In my last blog post I posed the question, “Can you imagine anyone, not wanting to be healthy?” In some ways, that seems like a silly question. But the reality is that every day, people make choices to ensure poor health. Why do we do this?
I spend a majority of my time coaching patients on healthy nutrition lifestyle choices and the impact they will have on present and future health. The first step that is critical for them or anyone desiring better health is to become aware. It’s amazing yet understandable that many people aren’t even aware they have health issues.
I spent years in denial about my own health. At first the symptoms were tolerable. They got worse, but it wasn’t all the time. Of course as time went on, the frequency increased until they became more the norm than not. Somewhere along the line I realized the pain and arthritis weren’t going to magically disappear.

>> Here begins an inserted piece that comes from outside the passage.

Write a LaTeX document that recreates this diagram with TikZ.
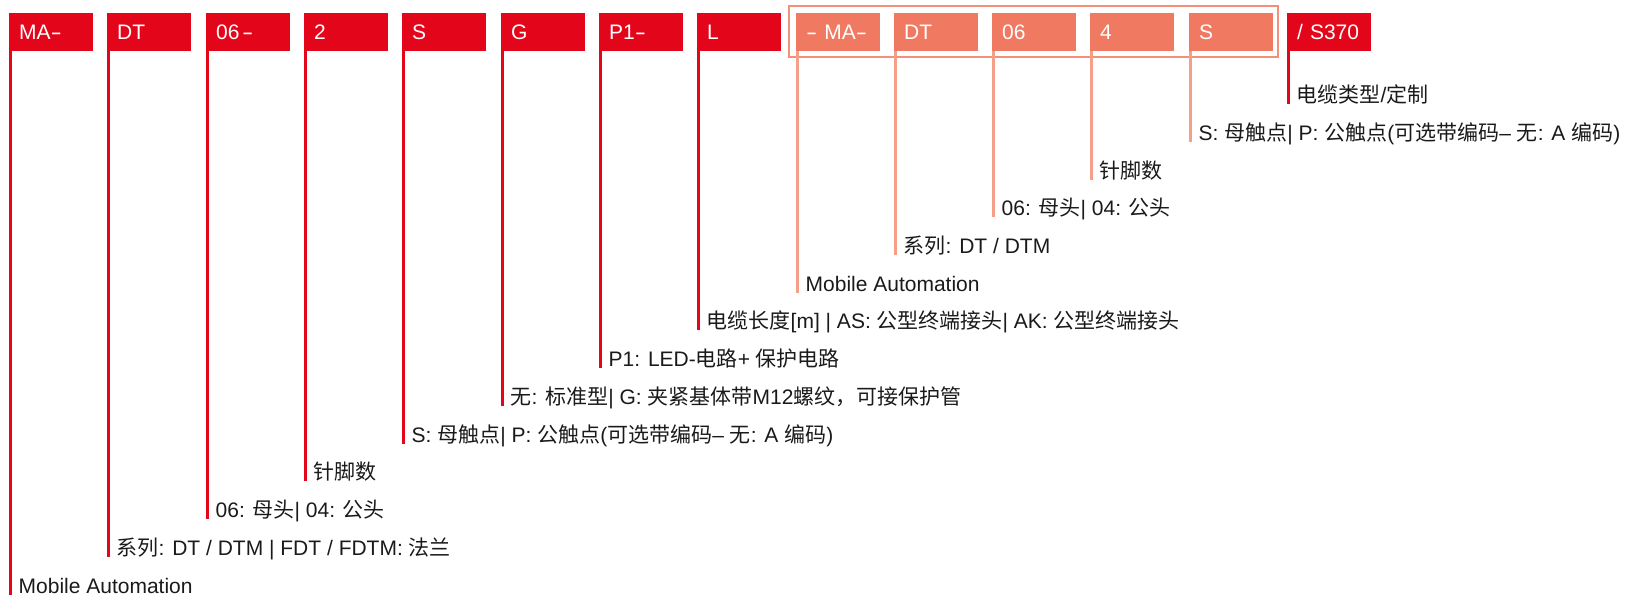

Chronic health issues can develop so gradually as to escape our alert.
This is compounded by the cultural obsession with taking and doing things to numb ourselves from the reality of what is really happening to our health, or life. Just turn on the TV and in a short while you’ll be bombarded with the advertising of pharmaceutical solutions to anything you could possibly feel – physically or mentally. We have been programmed to cover over the symptom and any investigation of cause. I call this cultural phenomenon, Symptomism.
Overcoming the systematic numbing of one’s awareness that a problem exists is the first step toward creating health. The next critical step is to ask the question, “Why did I lose my health?”